We are, or so the boss press insists, in the midst of an economic “recovery” that began in July 2009, ending the 19-month American recession. When hard times hit, we expect the bosses to demand that working people bear the costs of economic policies we had no hand in shaping. And we did. Our pensions have been gutted, average (median) pay fell an inflation-adjusted 3.2 percent, and millions of our fellow workers paid for the bosses’ looting and speculation with their jobs. (And continue to pay with our jobs; the government says it takes a laid-off worker about 41 weeks to find a new job right now, and they count everyone who lands even a few hours a week in part-time work as back on the job. Those that did find a new job are also earning a lot less than they did at their old one — 17.5 percent less, om average.)

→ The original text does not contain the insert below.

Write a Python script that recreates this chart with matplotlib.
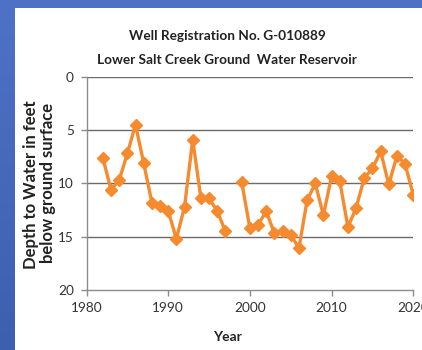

But now that we’ve been recovering for more than two years, times are even tougher for working people. The stock market might be rebounding; lobbyists are doing well; economic pundits are getting plenty of airtime telling us how great things could be if we would get give the rich a bit of a boost… Things are going pretty well for everyone except those of us who have to work for a living. A new report by two former Census Bureau officials looks at official government wage surveys, and finds that median household income has fallen by 6.7 percent since the recovery began. So the average worker is now 9.8 percent worse off “today” (actually June; the latest month for which data was available, so it will be worse now), after inflation, than we were four years ago.
The median represents the middle of the income spread. Half earns more, half less. So the top third or so would seem to be doing OK under this economic recovery, even if they’d like deeper tax cuts to motivate them to do more looting so that they can get the economy back into full speculation gear. The “bottom” two-thirds get poorer and poorer the “better” the economy is doing.
Of course, the pain is not evenly distributed. Some folks were so very poor that it wasn’t possible for their income to get much lower. Those pesky minimum wage laws the rich keep pointing out stand in the way of more jobs (if we worked for free, there’d be jobs for all, as the saying goes) prevented wages from being cut as much as the bosses would have wished, even if off-the-book work, unpaid overtime and the like helped ease the bosses’ pain. But otherwise, incomes fell more for those who earned less, for those who live in families (and so have children to support), and for African-American and Hispanic workers, who were already being paid much less. The harder you work, the less you make. That’s always been true under capitalism. And the less you make, the more will be stolen from you when the bosses are looking to get their bonuses and stock options back in shape.
Things weren’t so great even in the boom times before the recession. The New York Times published a chart showing inflation-adjusted income from January 2000 until June 2011. There was a slight upward tick at the beginning of the period, especially during the 2001 recession, but since we got out of that recession income has been gradually going down, down, down; broken most notably by another uptick at the start of the Great Recession (prices went down faster than the bosses could cut our wages) which got income back up to 2002 levels in January ’08 before plunging ever lower. And back in the Clinton boom times, I wrote more than once about how wages for the bottom 40 percent were falling year by year, even as working hours gradually crept back to 1920s levels.